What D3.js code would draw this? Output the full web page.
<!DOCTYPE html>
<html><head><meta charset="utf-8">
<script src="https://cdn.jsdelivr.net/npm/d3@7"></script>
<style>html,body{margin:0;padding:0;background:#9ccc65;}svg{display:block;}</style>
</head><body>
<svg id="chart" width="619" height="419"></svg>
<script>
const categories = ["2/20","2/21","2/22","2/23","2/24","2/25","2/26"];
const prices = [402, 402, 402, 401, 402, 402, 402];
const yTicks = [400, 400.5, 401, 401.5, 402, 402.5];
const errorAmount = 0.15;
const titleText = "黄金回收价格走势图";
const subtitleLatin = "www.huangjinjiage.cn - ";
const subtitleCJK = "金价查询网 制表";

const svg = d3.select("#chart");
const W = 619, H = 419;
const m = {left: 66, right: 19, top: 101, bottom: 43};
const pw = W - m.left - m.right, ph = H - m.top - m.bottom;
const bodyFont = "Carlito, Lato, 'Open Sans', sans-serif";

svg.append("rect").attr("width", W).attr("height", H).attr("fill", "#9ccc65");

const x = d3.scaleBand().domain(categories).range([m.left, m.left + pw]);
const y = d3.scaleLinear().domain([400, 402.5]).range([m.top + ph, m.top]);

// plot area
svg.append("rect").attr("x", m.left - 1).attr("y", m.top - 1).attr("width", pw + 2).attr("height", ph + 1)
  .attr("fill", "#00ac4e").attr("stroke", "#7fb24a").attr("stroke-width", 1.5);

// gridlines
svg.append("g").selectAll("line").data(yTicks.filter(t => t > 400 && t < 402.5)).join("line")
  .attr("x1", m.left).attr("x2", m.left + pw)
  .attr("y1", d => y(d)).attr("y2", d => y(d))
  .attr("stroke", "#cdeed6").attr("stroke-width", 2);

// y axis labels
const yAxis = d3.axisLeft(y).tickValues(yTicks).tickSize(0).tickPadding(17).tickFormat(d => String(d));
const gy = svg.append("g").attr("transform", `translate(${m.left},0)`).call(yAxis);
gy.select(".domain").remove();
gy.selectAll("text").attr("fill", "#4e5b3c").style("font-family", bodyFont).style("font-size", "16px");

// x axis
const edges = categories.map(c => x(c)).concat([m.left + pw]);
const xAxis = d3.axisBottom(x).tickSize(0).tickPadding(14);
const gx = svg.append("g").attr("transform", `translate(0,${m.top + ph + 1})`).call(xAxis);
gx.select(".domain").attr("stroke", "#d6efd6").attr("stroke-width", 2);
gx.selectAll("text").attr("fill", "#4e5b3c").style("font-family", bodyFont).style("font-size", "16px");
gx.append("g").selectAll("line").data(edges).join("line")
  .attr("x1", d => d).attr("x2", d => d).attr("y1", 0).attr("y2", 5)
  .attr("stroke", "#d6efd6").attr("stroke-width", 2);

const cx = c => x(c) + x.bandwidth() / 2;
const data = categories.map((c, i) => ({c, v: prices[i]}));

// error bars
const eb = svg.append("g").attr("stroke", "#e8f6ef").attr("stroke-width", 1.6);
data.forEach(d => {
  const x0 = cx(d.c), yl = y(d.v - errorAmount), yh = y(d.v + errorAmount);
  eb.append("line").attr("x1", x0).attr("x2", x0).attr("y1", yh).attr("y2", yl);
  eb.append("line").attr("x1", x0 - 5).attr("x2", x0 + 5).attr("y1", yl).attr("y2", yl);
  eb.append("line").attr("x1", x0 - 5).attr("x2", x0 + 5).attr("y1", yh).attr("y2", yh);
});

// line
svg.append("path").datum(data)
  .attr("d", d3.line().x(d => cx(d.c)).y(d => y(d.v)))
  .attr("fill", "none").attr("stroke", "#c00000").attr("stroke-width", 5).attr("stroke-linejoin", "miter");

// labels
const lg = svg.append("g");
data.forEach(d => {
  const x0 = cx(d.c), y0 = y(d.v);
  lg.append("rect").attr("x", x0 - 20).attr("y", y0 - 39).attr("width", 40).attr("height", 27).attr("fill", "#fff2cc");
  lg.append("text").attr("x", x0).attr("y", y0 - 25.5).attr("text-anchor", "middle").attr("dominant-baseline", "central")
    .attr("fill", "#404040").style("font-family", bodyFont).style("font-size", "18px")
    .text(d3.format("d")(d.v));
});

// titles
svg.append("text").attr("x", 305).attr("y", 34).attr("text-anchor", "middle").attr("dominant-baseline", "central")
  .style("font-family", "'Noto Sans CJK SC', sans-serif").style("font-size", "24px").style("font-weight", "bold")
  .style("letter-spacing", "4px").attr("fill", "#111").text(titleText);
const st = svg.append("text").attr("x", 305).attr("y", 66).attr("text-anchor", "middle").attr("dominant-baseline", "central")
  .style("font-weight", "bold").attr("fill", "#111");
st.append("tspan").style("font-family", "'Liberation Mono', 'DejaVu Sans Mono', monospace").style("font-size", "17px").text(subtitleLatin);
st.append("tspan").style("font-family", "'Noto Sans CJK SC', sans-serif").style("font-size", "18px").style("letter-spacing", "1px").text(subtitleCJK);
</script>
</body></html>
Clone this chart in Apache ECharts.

* * * * * * *

**Requirement**: Using the data above, print every record exactly as shown.

**Response to this exercise**:
What D3.js code would draw this? Output the full web page.
<!DOCTYPE html>
<html><head><meta charset="utf-8">
<script src="https://cdn.jsdelivr.net/npm/d3@7"></script>
<style>html,body{margin:0;padding:0;background:#9ccc65;}svg{display:block;}</style>
</head><body>
<svg id="chart" width="619" height="419"></svg>
<script>
const categories = ["2/20","2/21","2/22","2/23","2/24","2/25","2/26"];
const prices = [402, 402, 402, 401, 402, 402, 402];
const yTicks = [400, 400.5, 401, 401.5, 402, 402.5];
const errorAmount = 0.15;
const titleText = "黄金回收价格走势图";
const subtitleLatin = "www.huangjinjiage.cn - ";
const subtitleCJK = "金价查询网 制表";

const svg = d3.select("#chart");
const W = 619, H = 419;
const m = {left: 66, right: 19, top: 101, bottom: 43};
const pw = W - m.left - m.right, ph = H - m.top - m.bottom;
const bodyFont = "Carlito, Lato, 'Open Sans', sans-serif";

svg.append("rect").attr("width", W).attr("height", H).attr("fill", "#9ccc65");

const x = d3.scaleBand().domain(categories).range([m.left, m.left + pw]);
const y = d3.scaleLinear().domain([400, 402.5]).range([m.top + ph, m.top]);

// plot area
svg.append("rect").attr("x", m.left - 1).attr("y", m.top - 1).attr("width", pw + 2).attr("height", ph + 1)
  .attr("fill", "#00ac4e").attr("stroke", "#7fb24a").attr("stroke-width", 1.5);

// gridlines
svg.append("g").selectAll("line").data(yTicks.filter(t => t > 400 && t < 402.5)).join("line")
  .attr("x1", m.left).attr("x2", m.left + pw)
  .attr("y1", d => y(d)).attr("y2", d => y(d))
  .attr("stroke", "#cdeed6").attr("stroke-width", 2);

// y axis labels
const yAxis = d3.axisLeft(y).tickValues(yTicks).tickSize(0).tickPadding(17).tickFormat(d => String(d));
const gy = svg.append("g").attr("transform", `translate(${m.left},0)`).call(yAxis);
gy.select(".domain").remove();
gy.selectAll("text").attr("fill", "#4e5b3c").style("font-family", bodyFont).style("font-size", "16px");

// x axis
const edges = categories.map(c => x(c)).concat([m.left + pw]);
const xAxis = d3.axisBottom(x).tickSize(0).tickPadding(14);
const gx = svg.append("g").attr("transform", `translate(0,${m.top + ph + 1})`).call(xAxis);
gx.select(".domain").attr("stroke", "#d6efd6").attr("stroke-width", 2);
gx.selectAll("text").attr("fill", "#4e5b3c").style("font-family", bodyFont).style("font-size", "16px");
gx.append("g").selectAll("line").data(edges).join("line")
  .attr("x1", d => d).attr("x2", d => d).attr("y1", 0).attr("y2", 5)
  .attr("stroke", "#d6efd6").attr("stroke-width", 2);

const cx = c => x(c) + x.bandwidth() / 2;
const data = categories.map((c, i) => ({c, v: prices[i]}));

// error bars
const eb = svg.append("g").attr("stroke", "#e8f6ef").attr("stroke-width", 1.6);
data.forEach(d => {
  const x0 = cx(d.c), yl = y(d.v - errorAmount), yh = y(d.v + errorAmount);
  eb.append("line").attr("x1", x0).attr("x2", x0).attr("y1", yh).attr("y2", yl);
  eb.append("line").attr("x1", x0 - 5).attr("x2", x0 + 5).attr("y1", yl).attr("y2", yl);
  eb.append("line").attr("x1", x0 - 5).attr("x2", x0 + 5).attr("y1", yh).attr("y2", yh);
});

// line
svg.append("path").datum(data)
  .attr("d", d3.line().x(d => cx(d.c)).y(d => y(d.v)))
  .attr("fill", "none").attr("stroke", "#c00000").attr("stroke-width", 5).attr("stroke-linejoin", "miter");

// labels
const lg = svg.append("g");
data.forEach(d => {
  const x0 = cx(d.c), y0 = y(d.v);
  lg.append("rect").attr("x", x0 - 20).attr("y", y0 - 39).attr("width", 40).attr("height", 27).attr("fill", "#fff2cc");
  lg.append("text").attr("x", x0).attr("y", y0 - 25.5).attr("text-anchor", "middle").attr("dominant-baseline", "central")
    .attr("fill", "#404040").style("font-family", bodyFont).style("font-size", "18px")
    .text(d3.format("d")(d.v));
});

// titles
svg.append("text").attr("x", 305).attr("y", 34).attr("text-anchor", "middle").attr("dominant-baseline", "central")
  .style("font-family", "'Noto Sans CJK SC', sans-serif").style("font-size", "24px").style("font-weight", "bold")
  .style("letter-spacing", "4px").attr("fill", "#111").text(titleText);
const st = svg.append("text").attr("x", 305).attr("y", 66).attr("text-anchor", "middle").attr("dominant-baseline", "central")
  .style("font-weight", "bold").attr("fill", "#111");
st.append("tspan").style("font-family", "'Liberation Mono', 'DejaVu Sans Mono', monospace").style("font-size", "17px").text(subtitleLatin);
st.append("tspan").style("font-family", "'Noto Sans CJK SC', sans-serif").style("font-size", "18px").style("letter-spacing", "1px").text(subtitleCJK);
</script>
</body></html>
Clone this chart in Apache ECharts.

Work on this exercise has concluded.